Council tax cap to rise to 5.99% in bid to tackle social care funding crisis
Local authorities are to be allowed to raise council tax by up to 5.99% next year, after a further relaxation of the Government-imposed cap to address shortfalls in funding for social care.
But social care service leaders branded the move “woefully inadequate”, while the Local Government Association (LGA) said it would raise just £250 million a year towards a town hall funding gap expected to reach £5.8 billion by 2020.
In his provisional local government funding settlement for 2018/19, Communities Secretary Sajid Javid announced that the threshold for triggering an automatic local referendum was being increased from 2% to 3% of core council tax. Coupled with the 3% additional “precept” permitted to authorities with social care responsibilities, this gives councils freedom to hike bills by up to 5.99% next April without seeking voters’ approval.
Mr Javid told the House of Commons the move would give local authorities “the independence they need to help relieve pressure on local services” while “recognising the need to keep spending under control”.
And he announced the rollout of a pilot under which 10 councils – Berkshire, Derbyshire, Devon, Gloucestershire, Kent & Medway, Leeds, Lincolnshire, Solent, Suffolk and Surrey – will be allowed to retain 100% of business rates raised locally, along with new powers for Police and Crime Commissioners to raise council tax.
But his Labour shadow Andrew Gwynne denounced the package as “piecemeal”, warning that ministers had failed to set out a “sustainable plan” for the future of social care.
And the president of the Association of Directors of Adult Social Services (ADASS), Margaret Willcox, described it as “a further blow” for the sector as it awaits longer-term proposals to resolve its funding crisis in a consultative Green Paper promised for next summer.
The councils with highest levels of disability were likely to benefit least from the additional 1% permitted hike, as they tend to be in disadvantaged areas where the tax base is low, she said.
“Allowing councils to increase council tax by 1% next year is woefully inadequate to address the funding gap facing adult social care, raises least funding in the areas of greatest need and is not the best solution to address the impending crisis facing the sector,” warned Ms Willcox.

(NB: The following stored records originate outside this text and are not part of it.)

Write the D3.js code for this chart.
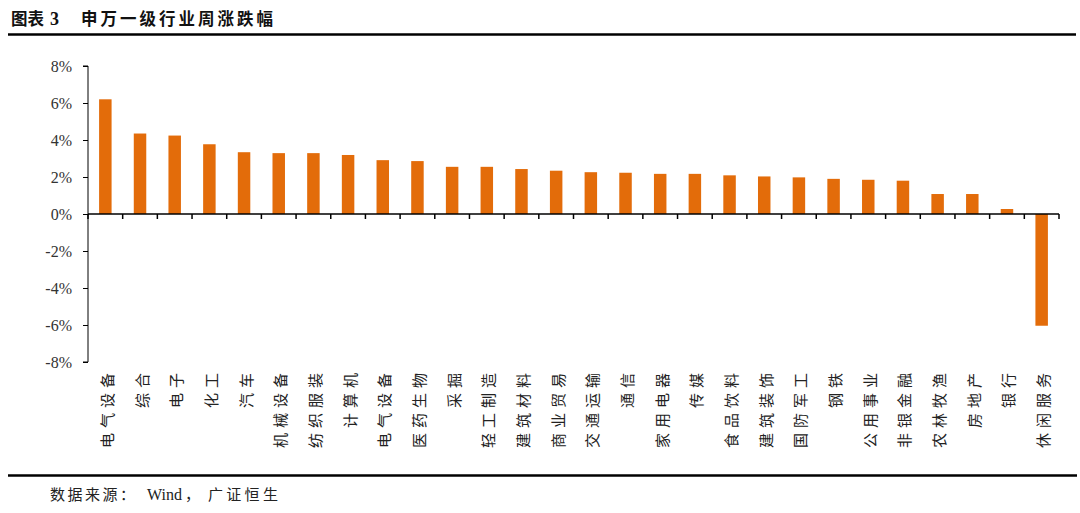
<!DOCTYPE html>
<html>
<head>
<meta charset="utf-8">
<script src="https://cdn.jsdelivr.net/npm/d3@7"></script>
<style>
  html, body { margin: 0; padding: 0; background: #fff; }
  svg { display: block; }
</style>
</head>
<body>
<svg id="chart" width="1080" height="513"></svg>
<script>
const categories = ["电气设备","综合","电子","化工","汽车","机械设备","纺织服装","计算机","电气设备","医药生物","采掘","轻工制造","建筑材料","商业贸易","交通运输","通信","家用电器","传媒","食品饮料","建筑装饰","国防军工","钢铁","公用事业","非银金融","农林牧渔","房地产","银行","休闲服务"];
const weeklyChange = [6.20,4.35,4.24,3.77,3.34,3.29,3.29,3.19,2.91,2.86,2.55,2.55,2.43,2.34,2.26,2.23,2.17,2.17,2.09,2.03,1.98,1.90,1.85,1.80,1.08,1.08,0.27,-6.04];
const yTicks = [-8,-6,-4,-2,0,2,4,6,8];
const titleParts = ["图表", "3", "申万一级行业周涨跌幅"];
const sourceParts = ["数据来源：", "Wind", "，", "广证恒生"];

(function () {
const svg = d3.select("#chart");
const mLeft = 88, mRight = 1059, mTop = 66, mBottom = 362;
const cjk = "'Noto Sans CJK SC', sans-serif";
const serif = "'Liberation Serif', serif";

const x = d3.scaleBand().domain(d3.range(categories.length)).range([mLeft, mRight]).paddingInner(0.64).paddingOuter(0.32);
const y = d3.scaleLinear().domain([-8, 8]).range([mBottom, mTop]);

// Title
const title = svg.append("text").attr("y", 25)
  .attr("font-family", cjk).attr("font-weight", "bold")
  .attr("font-size", 16.5).attr("fill", "#111");
title.selectAll("tspan").data(titleParts).join("tspan")
  .attr("x", (d, i) => [11, 50, 81][i])
  .attr("letter-spacing", (d, i) => i === 2 ? 3 : 0)
  .attr("font-family", (d, i) => i === 1 ? serif : null)
  .attr("font-size", (d, i) => i === 1 ? 18 : null)
  .text(d => d);
svg.append("line").attr("x1", 8).attr("x2", 1076).attr("y1", 34.5).attr("y2", 34.5)
  .attr("stroke", "#000").attr("stroke-width", 2.5);

// Bars
svg.append("g").selectAll("rect").data(weeklyChange).join("rect")
  .attr("x", (d, i) => x(i))
  .attr("width", x.bandwidth())
  .attr("y", d => y(Math.max(0, d)))
  .attr("height", d => Math.abs(y(d) - y(0)))
  .attr("fill", "#E36C0A");

// Y axis
const yAxis = d3.axisLeft(y).tickValues(yTicks).tickFormat(d => d + "%").tickSize(5).tickPadding(11);
const yg = svg.append("g").attr("transform", `translate(${mLeft},0)`).call(yAxis);
yg.select(".domain").attr("stroke", "#000").attr("d", `M-5,${mTop}H0V${mBottom}H-5`);
yg.selectAll(".tick line").attr("stroke", "#000");
yg.selectAll(".tick text").attr("font-family", serif).attr("font-size", 16).attr("fill", "#333");

// X axis at zero with ticks at band boundaries
const xg = svg.append("g");
xg.append("line").attr("x1", mLeft).attr("x2", mRight).attr("y1", y(0)).attr("y2", y(0))
  .attr("stroke", "#000").attr("stroke-width", 1.5);
const step = (mRight - mLeft) / categories.length;
const bounds = d3.range(categories.length + 1).map(i => mLeft + i * step);
xg.selectAll("line.tk").data(bounds).join("line").attr("class", "tk")
  .attr("x1", d => d).attr("x2", d => d).attr("y1", y(0)).attr("y2", y(0) + 5)
  .attr("stroke", "#000").attr("stroke-width", 1.5);

// Category labels (rotated -90, each character placed with fixed pitch)
const glyph = 15, pitch = 20;
const lg = svg.append("g").selectAll("g").data(categories).join("g")
  .attr("transform", (d, i) => `translate(${x(i) + x.bandwidth() / 2 + 1},373) rotate(-90)`);
lg.selectAll("text").data(d => Array.from(d).map((c, k, arr) => ({ c, k, n: arr.length }))).join("text")
  .attr("x", o => -((o.n - 1 - o.k) * pitch + glyph))
  .attr("y", 0)
  .attr("dominant-baseline", "central")
  .attr("font-family", cjk).attr("font-size", glyph).attr("fill", "#222")
  .text(o => o.c);

// Bottom rule and source
svg.append("line").attr("x1", 8).attr("x2", 1077).attr("y1", 475.5).attr("y2", 475.5)
  .attr("stroke", "#000").attr("stroke-width", 2.5);
const src = svg.append("text").attr("y", 500).attr("font-size", 15).attr("fill", "#222");
src.selectAll("tspan").data(sourceParts).join("tspan")
  .attr("x", (d, i) => [50, 147, 185, 208][i])
  .attr("font-family", (d, i) => i === 1 ? serif : cjk)
  .attr("font-size", (d, i) => i === 1 ? 16 : 15)
  .attr("letter-spacing", (d, i) => i === 0 ? 2.5 : (i === 3 ? 3.3 : 0))
  .text(d => d);
})();
</script>
</body>
</html>
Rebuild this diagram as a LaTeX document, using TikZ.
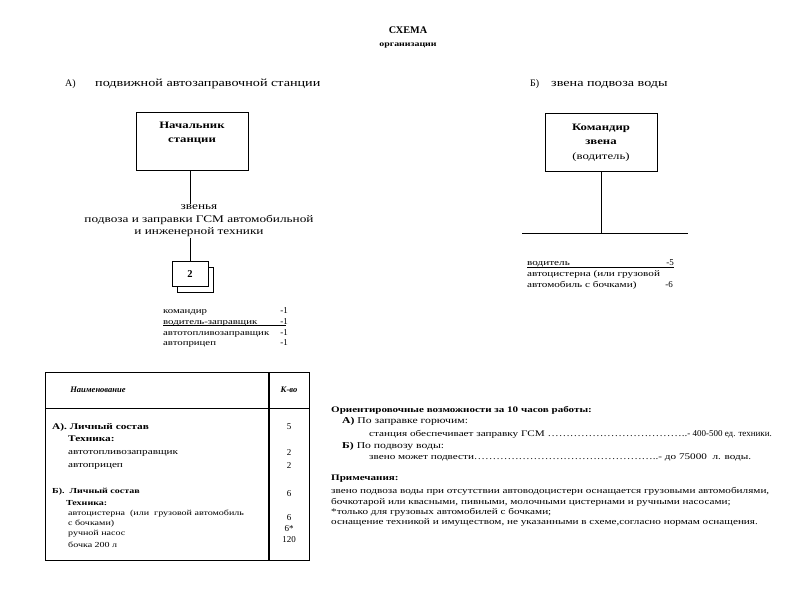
\documentclass[tikz,border=0pt]{standalone}
\usepackage{fontspec}
\setmainfont{Liberation Serif}
\newfontfamily\widefont[FakeStretch=1.3]{Liberation Serif}
\usetikzlibrary{positioning}

\begin{document}
\begin{tikzpicture}[x=1pt,y=-1pt,
  txt/.style={anchor=west,inner sep=0pt,font=\widefont\fontsize{8.6}{10}\selectfont},
  small/.style={txt,font=\widefont\fontsize{7.7}{10}\selectfont},
  num/.style={inner sep=0pt,font=\fontsize{9}{10}\selectfont},
  hd/.style={txt,font=\widefont\fontsize{8.7}{10}\selectfont\bfseries},
  chart/.style={draw,align=center,minimum width=112pt,minimum height=58pt,
    font=\widefont\fontsize{9.8}{14.5}\selectfont}]
\useasboundingbox (0,0) rectangle (800,600);

% titles
\node[font=\fontsize{10.2}{11}\selectfont\bfseries] (title) at (408,30) {СХЕМА};
\node[font=\widefont\fontsize{7.6}{10}\selectfont\bfseries] (subtitle) at (408,46) {организации};
\node[txt,anchor=base west,font=\fontsize{10}{11}\selectfont] (partA) at (65,86) {А)};
\node[txt,anchor=base west,font=\widefont\fontsize{10.9}{11}\selectfont] (partAt) at (95,86) {подвижной автозаправочной станции};
\node[txt,anchor=base west,font=\fontsize{10}{11}\selectfont] (partB) at (530,86) {Б)};
\node[txt,anchor=base west,font=\widefont\fontsize{10.9}{11}\selectfont] (partBt) at (551,86) {звена подвоза воды};

% A) station
\node[chart] (chief) at (192,141.5) {\textbf{Начальник}\\\textbf{станции}\\\strut};
\node[align=center,inner sep=1pt,font=\widefont\fontsize{10.2}{12.5}\selectfont] (links) at (199,221)
  {звенья\\подвоза и заправки ГСМ автомобильной\\и инженерной техники};
\node[draw,minimum width=36pt,minimum height=25pt] (twoback) at (195,279.5) {};
\node[draw,fill=white,minimum width=36pt,minimum height=25pt,font=\fontsize{10.5}{12}\selectfont\bfseries] (two) at (190,274) {2};
\draw (chief.south -| two) -- (two |- links.north);
\draw (two |- links.south) -- (two);

\foreach \y/\t in {313/командир,324/водитель-заправщик,335/автотопливозаправщик,345/автоприцеп}
  \node[txt,anchor=base west,font=\widefont\fontsize{8.3}{10}\selectfont] at (163,\y) {\t};
\foreach \y in {313,324,335,345}
  \node[num,anchor=base east] at (288,\y) {-1};
\draw (163,325.5) -- (286,325.5);

% B) water
\node[chart] (cmd) at (601,142.5) {\textbf{Командир}\\\textbf{звена}\\(водитель)};
\coordinate (barL) at (522,233);
\coordinate (barR) at (688,233);
\draw (barL) -- (barR);
\draw (cmd) -- (cmd |- barL);
\node[txt,anchor=base west] (drv) at (527,265) {водитель};
\node[num,anchor=base east] at (674,265) {-5};
\draw (527,267) -- (674,267);
\node[txt,anchor=base west] at (527,276) {автоцистерна (или грузовой};
\node[txt,anchor=base west] at (527,287) {автомобиль с бочками)};
\node[num,anchor=base east] at (673,287) {-6};

% table
\draw (45,372) rectangle (309,560);
\draw (45,408) -- (309,408);
\draw[line width=1.4pt] (269,372) -- (269,560);
\node[font=\fontsize{8.5}{10}\selectfont\bfseries\itshape] (name) at (98,390) {Наименование};
\node[font=\fontsize{8.5}{10}\selectfont\bfseries\itshape] (qty) at (289,390) {К-во};
\node[hd] at (52,427) {А). Личный состав};
\node[hd] at (68,439) {Техника:};
\node[txt] at (68,453) {автотопливозаправщик};
\node[txt] at (68,466) {автоприцеп};
\node[hd,font=\widefont\fontsize{7.7}{10}\selectfont\bfseries] at (52,492) {Б).\ \ Личный состав};
\node[hd,font=\widefont\fontsize{7.7}{10}\selectfont\bfseries] at (66,503) {Техника:};
\node[small] at (68,514) {автоцистерна\ \ (или\ \ грузовой автомобиль};
\node[small] at (68,524) {с бочками)};
\node[small] at (68,534) {ручной насос};
\node[small] at (68,545) {бочка 200 л};
\foreach \y/\n in {427/5,453/2,466/2,494/6,518/6,529/6*,540/120}
  \node[num] at (289,\y) {\n};

% capabilities
\node[hd,font=\widefont\fontsize{8.5}{10}\selectfont\bfseries] at (331,410) {Ориентировочные возможности за 10 часов работы:};
\node[txt,font=\widefont\fontsize{9}{10}\selectfont] at (342,421) {\textbf{А)} По заправке горючим:};
\node[txt] at (369,434) {станция обеспечивает заправку ГСМ ………………………………..{\rmfamily\fontsize{9}{10}\selectfont- 400-500 ед. техники.}};
\node[txt,font=\widefont\fontsize{9}{10}\selectfont] at (342,446) {\textbf{Б)} По подвозу воды:};
\node[txt] at (369,457) {звено может подвести…………………………………………..- до 75000\ \ л. воды.};
\node[hd,font=\widefont\fontsize{8.5}{10}\selectfont\bfseries] at (331,479) {Примечания:};
\node[txt] at (331,491) {звено подвоза воды при отсутствии автоводоцистерн оснащается грузовыми автомобилями,};
\node[txt] at (331,502) {бочкотарой или квасными, пивными, молочными цистернами и ручными насосами;};
\node[txt] at (331,512) {*только для грузовых автомобилей с бочками;};
\node[txt] at (331,522) {оснащение техникой и имуществом, не указанными в схеме,согласно нормам оснащения.};
\end{tikzpicture}
\end{document}
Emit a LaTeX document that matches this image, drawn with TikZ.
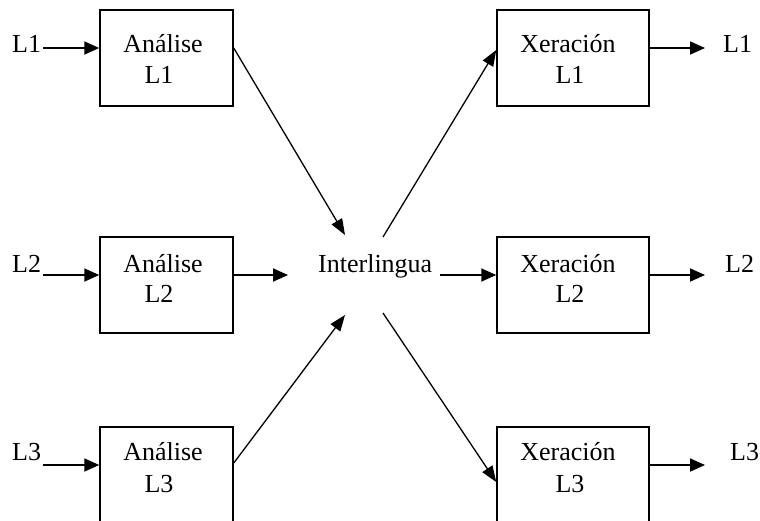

“With no fresh funding injection, an increasing number of older and disabled people will not get the care and support they desperately need.
“By the end of this financial year, £6 billion will have been cut from councils’ adult social care budgets since 2010 – with need for our services growing all that time.”
LGA chairman Lord Porter warned that councils were approaching “a financial breaking point which will threaten the existence of some local services”.
“Years of unprecedented central Government funding cuts have left many councils beyond the point where council tax income can be expected to plug the growing funding gaps they face,” said the Conservative peer. “Local government faces an overall funding gap of £5.8 billion by 2020.”
Calling for the abolition of the referendum trigger, Lord Porter said: “While some councils will receive extra funding next year, the Government needs to provide new funding for all councils over the next few years so they can protect vital local services from further cutbacks.”
And the co-chair of the Care and Support Alliance, Caroline Abrahams, said that the settlement would spark “real and mounting concern” about the prospects for older and disabled people in 2018.
“Without an urgent injection of cash we worry that more care providers and care workers will quit and that the search for good, affordable care will become even more desperate in many areas than it already is,” said Ms Abrahams.
The TaxPayers’ Alliance (TPA) pressure group said it “beggars belief” that Mr Javid was allowing council tax to rise more quickly at a time of below-inflation pay rises.
TPA chief executive John O’Connell said: “With wage growth stagnating and the cost of living on the rise, it beggars belief that politicians are asking for powers to take even more of people’s hard-earned money.
“Council tax has already nearly doubled in the last decade so it isn’t fair to ask residents to plug the gaps in their finances, especially when we know that council tax already hits the poorest hardest. Councils should instead continue to root out waste and scrap any item of spending that does not help provide an essential service.”
If all local authorities imposed the maximum rise permitted without a local referendum, the average Band D council tax bill in 2018/19 could be £1,653.30 – an increase of 5.8% on 2017/18.
Mr Javid’s Department for Communities and Local Government said this would still leave average Band D council tax bills lower in real terms – after inflation is taken into account -than in 2010/11.
A DCLG spokesman said: “This settlement strikes a balance between giving councils the ability to make decisions to meet pressures and ensure that our most vulnerable in society get the support they need while protecting residents against excessive council tax bill rises.”